Published May 21, 2015
A team of talented UB students has been invited to take part in real-life NASA research and development.
Under a new NASA microgravity activity called Micro-g Neutral Buoyancy Experiment Design Teams (Micro-g NExT), UB and 18 other undergraduate student teams from around the country were selected to design and build technology to address and rectify authentic, current space-exploration problems.
The teams will travel to NASA’s Johnson Space Center in Houston this summer, where they will test their devices in the simulated microgravity environment of the Neutral Buoyancy Laboratory (NBL), the same 6.2-million-gallon indoor pool used to train astronauts for spacewalking.
“In addition to being an educational experience for our students, their design will have real implications for human space exploration,” says Manoranjan Majji, assistant professor of mechanical and aerospace engineering, and faculty adviser for the UB team. “NASA will need a device that effectively captures asteroid samples and our prototype will contribute ideas for the final version.”
The UB team is building a “Quad Claw” device that could enable an astronaut to obtain float samples from an asteroid. It was one of five possible challenges put forward by the Micro-g-NexT program that were identified by NASA engineers as being necessary in future space exploration missions.
“Our design consists of a detachable claw controlled by triggers on a handle at the end of the device to enable one-handed operation, which is one of NASA’s requirements,” says Ifechukwu Ononye, an aerospace engineering junior and project lead. “NASA also specified material, size, weight and safety requirements for the device. On top of this, the tool has to be designed to be neutrally buoyant while in water.”
Seamus Lombardo, a sophomore aerospace engineering student, notes the underwater aspect of the challenge had an impact on the materials the team selected to make the device. “Water is much heavier than air or the void of space. Designs that would perform well in our atmosphere might not have the power needed to function very well in an underwater environment,” he explains.
“Another important feature is that the device has to ensure that there is no cross-contamination between the four samples. We designed the device to have four compartments to allow the claw heads to be interchanged to avoid this problem.”
In addition to the technical requirements, specific procedural steps were laid out for the teams by the Micro-g-NexT program. The students must follow a structured, well-documented design process that will culminate in a design review with NASA.
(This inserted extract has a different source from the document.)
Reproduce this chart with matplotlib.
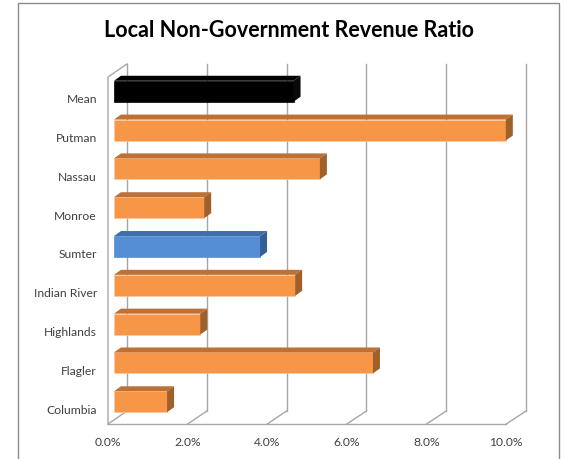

“Experiences like this enable our students to see first-hand how theory is put into practice,” says Kemper Lewis, chair of the Department of Mechanical and Aerospace Engineering. “It helps to create a deeper understanding of core engineering and design principles.”
Outreach is another important aspect of the challenge. Michael Esswein, a mechanical engineering sophomore, heads up the team’s efforts to introduce pre-collegiate students to careers in space exploration.
“Part of the project includes reaching out to local schools, with an aim to get kids excited about space exploration and to let them know that there are many ways to help NASA,” says Esswein, who has spoken to middle school students at the Kadimah School in Amherst and has more presentations planned between now and the end of the school year.
The microgravity challenge is a part of NASA’s “Path to Mars” plan to send astronauts to an asteroid in the mid-2020s, where part of their mission will be to gather samples from the asteroid for scientific analysis.
In addition to Ononye, Lombardo and Esswein, team members include Alexander Hathaway, Asad Esa, Paul Stathis and Cornato Vella.